Lets Run Away
Its 11:35 pm and I’m preparing to leave.
I wish I could say I’m leaving for a party, but I’m not. Its 11:35 pm and I’m planning to leave my life behind. I keep packing and unpacking my small sling bag trying to decide what to take a long on the trip. “Pack light. Remember to pack light. Take what you need, not what you want,” I keep telling myself. Because there is no use carrying the memories of the past into a future you are trying to create.
I have spent the past few weeks lying to everyone around me. Telling those issues don’t bother me; laughing away my loneliness; and hiding a new diagnosis. I have locked myself away hoping that people wouldn’t notice my facade was cracking. For those that I couldn’t distance physically, I distanced emotionally. I began to process and reflect on my life over the past few years. I have come to accept that I’m probably the least liked person I know. People find me rude, arrogant and stand-offish. For years people have called me the meaner sister, the person that doesn’t speak to strangers and has no real connection with anyone. And for years I have claimed to be misunderstood, but perhaps I am the one that has failed to understand basic human interaction.

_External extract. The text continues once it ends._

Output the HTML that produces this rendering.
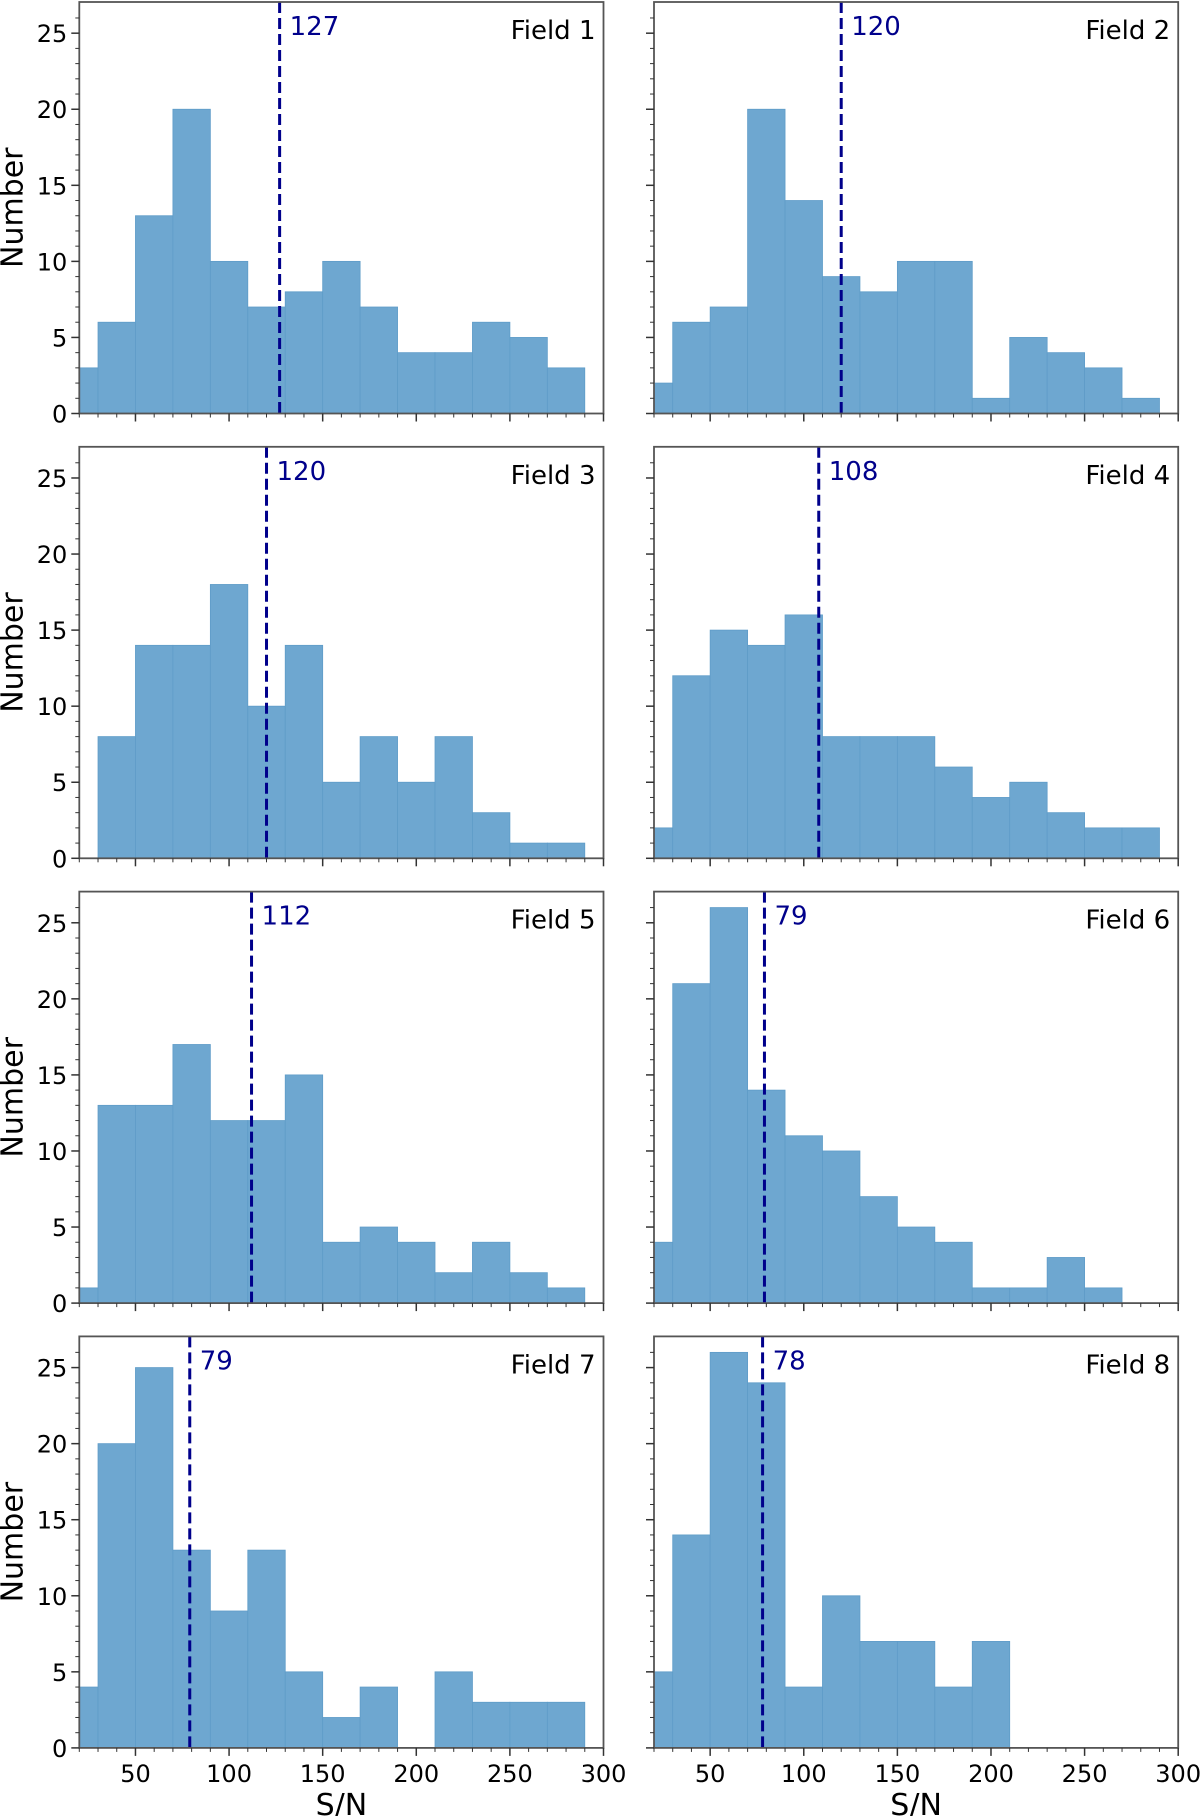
<!DOCTYPE html>
<html><head><meta charset="utf-8"><style>
html,body{margin:0;padding:0;background:#fff;}
svg{display:block;font-family:"DejaVu Sans","Liberation Sans",sans-serif;}
</style></head><body>
<svg id="chart" width="1200" height="1816" viewBox="0 0 1200 1816" xmlns="http://www.w3.org/2000/svg"></svg>
<script>
const binEdges = [10,30,50,70,90,110,130,150,170,190,210,230,250,270,290];
const fieldNames = ["Field 1","Field 2","Field 3","Field 4","Field 5","Field 6","Field 7","Field 8"];
const counts1 = [3,6,13,20,10,7,8,10,7,4,4,6,5,3];
const counts2 = [2,6,7,20,14,9,8,10,10,1,5,4,3,1];
const counts3 = [0,8,14,14,18,10,14,5,8,5,8,3,1,1];
const counts4 = [2,12,15,14,16,8,8,8,6,4,5,3,2,2];
const counts5 = [1,13,13,17,12,12,15,4,5,4,2,4,2,1];
const counts6 = [4,21,26,14,11,10,7,5,4,1,1,3,1,0];
const counts7 = [4,20,25,13,9,13,5,2,4,0,5,3,3,3];
const counts8 = [5,14,26,24,4,10,7,7,4,7,0,0,0,0];
const medians = [127,120,120,108,112,79,79,78];
const xTicks = [50,100,150,200,250,300];
const yTicks = [0,5,10,15,20,25];
const allCounts = [counts1,counts2,counts3,counts4,counts5,counts6,counts7,counts8];

const NS = "http://www.w3.org/2000/svg";
const svg = document.getElementById("chart");
const XMIN = 20, XMAX = 300, YMAX = 27.05;
const colLeft = [79.3, 654];
const plotW = 524.2;
const rowBottom = [413.5, 858.3, 1303.1, 1747.9];
const plotH = 411.5;

function mk(tag, attrs, parent){
  const e = document.createElementNS(NS, tag);
  for (const k in attrs) e.setAttribute(k, attrs[k]);
  (parent||svg).appendChild(e);
  return e;
}

for (let i = 0; i < 8; i++) {
  const col = i % 2, row = Math.floor(i / 2);
  const L = colLeft[col], B = rowBottom[row], T = B - plotH, R = L + plotW;
  const xs = v => L + (v - XMIN) / (XMAX - XMIN) * plotW;
  const ys = v => B - v / YMAX * plotH;
  const g = mk("g", {});
  
  
  const clipId = "clip" + i;
  const cp = mk("clipPath", {id: clipId}, g);
  mk("rect", {x: L, y: T, width: plotW, height: plotH}, cp);
  const bars = mk("g", {"clip-path": "url(#" + clipId + ")"}, g);
  const data = allCounts[i];
  for (let b = 0; b < data.length; b++) {
    if (data[b] <= 0) continue;
    const x0 = xs(binEdges[b]), x1 = xs(binEdges[b+1]);
    const r = mk("rect", {x: x0, y: ys(data[b]), width: x1 - x0, height: B - ys(data[b]),
      fill: "#6ea7d0", stroke: "#5f9cc8", "stroke-width": 0.8}, bars);
    
    
  }
  const mx = xs(medians[i]);
  const ml = mk("line", {x1: mx, x2: mx, y1: T, y2: B, stroke: "#00008b", "stroke-width": 3, "stroke-dasharray": "11,5"}, g);
  
  
  const mt = mk("text", {x: mx + 10, y: T + 33, fill: "#00008b", "font-size": 26}, g);
  mt.textContent = medians[i];
  
  
  const ft = mk("text", {x: R - 8, y: T + 37, "text-anchor": "end", "font-size": 26, fill: "#000"}, g);
  ft.textContent = fieldNames[i];
  
  
  const fr = mk("rect", {x: L, y: T, width: plotW, height: plotH, fill: "none", stroke: "#555", "stroke-width": 1.8}, g);
  
  
  for (let v = 0; v <= 26; v++) {
    const major = v % 5 === 0;
    mk("line", {x1: L, x2: L - (major ? 8 : 4), y1: ys(v), y2: ys(v), stroke: "#333", "stroke-width": major ? 1.5 : 1}, g);
  }
  if (col === 0) {
    yTicks.forEach(v => {
      const t = mk("text", {x: L - 12, y: ys(v) + 9, "text-anchor": "end", "font-size": 24}, g);
      t.textContent = v;
      
      
    });
    const yl = mk("text", {x: 0, y: 0, "text-anchor": "middle", "font-size": 30,
      transform: "translate(" + (L - 57) + "," + (T + plotH/2) + ") rotate(-90)"}, g);
    yl.textContent = "Number";
    
    
  }
  for (let v = 20; v <= 300; v += 10) {
    const major = v % 50 === 0;
    mk("line", {x1: xs(v), x2: xs(v), y1: B, y2: B + (major ? 8 : 4), stroke: "#333", "stroke-width": major ? 1.5 : 1}, g);
  }
  if (row === 3) {
    xTicks.forEach(v => {
      const t = mk("text", {x: xs(v), y: B + 34, "text-anchor": "middle", "font-size": 24}, g);
      t.textContent = v;
      
      
    });
    const xl = mk("text", {x: L + plotW/2, y: B + 67, "text-anchor": "middle", "font-size": 30}, g);
    xl.textContent = "S/N";
    
    
  }
}
</script>
</body></html>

I’m staring at my tiny bag and I know I have to leave. I can’t stay here anymore. There is nothing left for me. I have burnt the bridges that time and neglect failed to destroy. I have lost my direction, and forgotten what I thought was my purpose in life. And even as I try and convince myself that someone will miss my me when I’m gone, a greater part of me knows everyone would be better off without me. Because at times it feels as though the pain and heartache in my soul is infectious; poisoning everyone I come in contact with.
I refuse to be the source of anyone’s pain or anger, for I know the discomfort that comes with having them reside in your heart. So I’m packing my bags and perhaps I’ll leave a note. Maybe I will tell them I love them and lie about coming back. Or maybe I’ll just disappear from their lives and allow my presence to fade from their memory.